Residual frame generation on FPGA

Further, the flash memory data is provided as input to video controller unit to display the reconstructed residual frame on monitor as shown in inset of Fig. 16. Due to default tiles configuration of monitor (output display), output image of video controller unit displays all over the monitor screen.

4 Results and Discussion

The design comparison of proposed work with existing design is shown in Table 2. More work has been reported on 65 nm technology node in past ten years [4, 7, 8], whereas very few work has been reported on 28 nm technology node [6]. The proposed design shows higher operating frequency because of the techniques employed as shown in Table 3, which optimizes the speed on the expense of higher number of LUTs and register as compared to 65 nm technology node.

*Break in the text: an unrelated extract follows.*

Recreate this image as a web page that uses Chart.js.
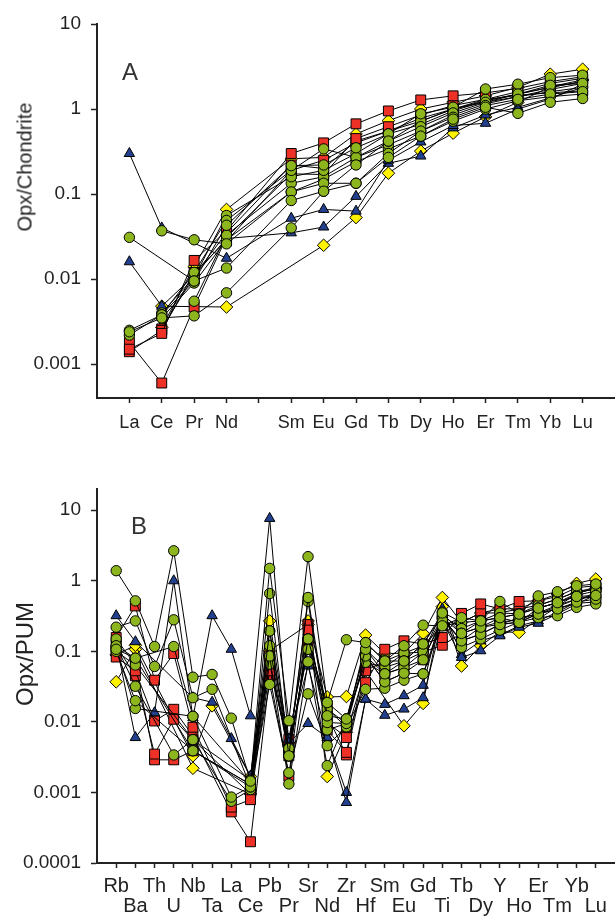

Table 2 FPGA implementation results and comparison

Table 3 List of optimization techniques employed

The SAD design without optimization operates at 368 MHz with delay of 58.07 ns for each 64 × 64 block, whereas with optimization, it operates at 498.4 MHz with delay of 32.06 ns for each 64 × 64 block.

5 Conclusion

A mixed parallel-pipelined processing SAD architecture for ME has been presented. The architecture was synthesized and prototyped on Xilinx Artix-7 FPGA. The design uses 256 number of 4 × 4 SAD blocks which are operating in a mixed mode of parallel-pipeline to calculate SAD values of 64 × 64 block. The design operates at frequency of 498.4 MHz with the delay of 32.06 ns for each 64 × 64 block. The design performance has been improved at different levels viz. architecture, RTL modeling and implementation. This design can be used for any kind of ME processes including fast and full search algorithms. It can also be used in consumer electronics where the performance is most crucial.